Samuel Ligon – Drift and Swerve. In this collection of sharp, unforgettable stories, Ligon’s wayward American men and women slog through cities like Providence and Orlando and are always looking for something else, something not quite attainable. Ligon’s work is sometimes called bleak, but there is great humor and hope and humanity in these stories.
“Cleavage” starts:
It is summer again and the breasts rise up everywhere, calling out to me, demanding my rapt, empty attention. Every woman over fifty has disappeared as the various bare portions of breasts present themselves, tops here, sides over there, a trophy set at the beach unwrapped and bronzing. Carla watches me watch and I try to restrain myself, but they are everywhere before me, and even a quick glance or a longer glance is a sign of my restraint.
It’s horrible.
The way Ligon captures this conflicted narrator’s predicament, from the fragile relationship to a family tragedy, is classic storytelling.
Blake Butler – Scorch Atlas. This collection of interwoven stories concerning broken and confused survivors depicts, amongst many other things, different types of rain, none of them good for the environment, or what’s left of it. Butler’s post-apocalyptic world is relentlessly dark and frightening, and yet it’s beautiful. In “Television Milk” we have a mother held hostage by her children, who feed on her.
The children let me out around the time for dinner and brought me downstairs to milk. It’d been several years since I’d nursed but somehow my glands could still produce. At first it’d taken some coaxing, a pinch, a punch, a howl, but eventually they had me gushing.
Perhaps Scorch Atlas can be read as a survival guide for December 21, 2012. Either way if you love language and how it can move across the page and burst in your ear this is a must-read. If there is a what’s next in American Letters, Blake Butler is it.

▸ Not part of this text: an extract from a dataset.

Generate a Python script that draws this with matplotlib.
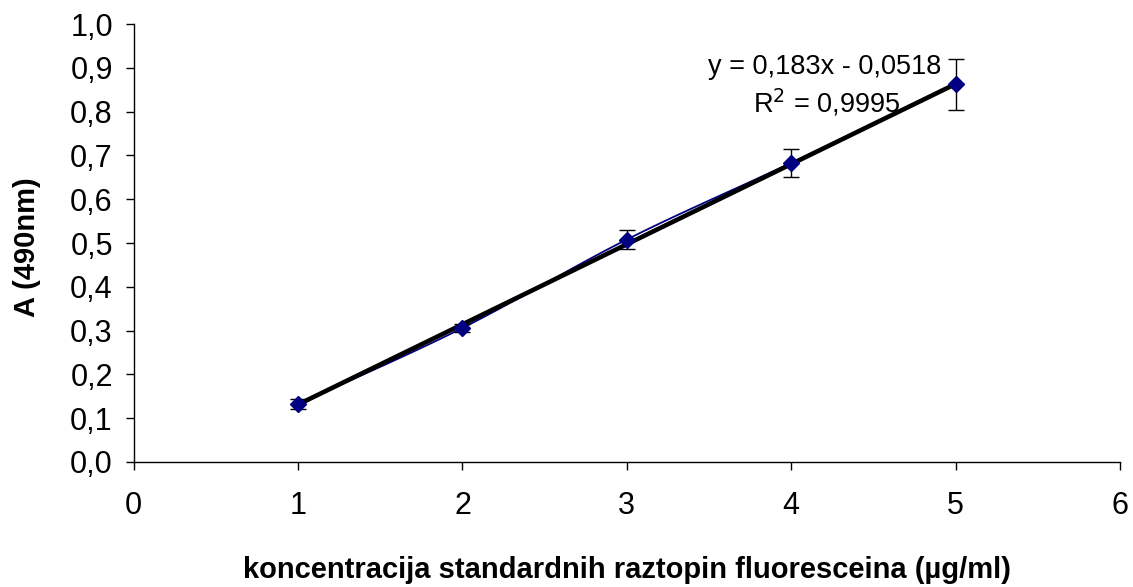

Peter Markus – Bob, or Man on Boat. This is transcendent music, a 133 page song of incredible beauty from America’s preeminent poet of earthly and heavenly matter. No other writer can make from mud and river and fish and moon the luminous world Markus paints here in this story of a father and son fishing on the river. Open the book anywhere and you will find the spare and haunting prose Markus has become renowned for:
I once saw Bob, at dawn, standing up in his boat, facing where the sun was rising, and what Bob was doing, it looked like to me, it sounded like to me, was he was screaming, though what he was saying, what he was hollering, this I could not hear.
When I told this to a friend in town who is no stranger to Bob, what he said was that Bob was yelling at the sun, that he was telling it to stay where it was, for it to go away, because Bob didn’t want the night, and the night’s fishing, to come to an end.
Likewise, you will not want to see Bob come to an end, or at least, you will count the days till Peter Markus’ next piece of music.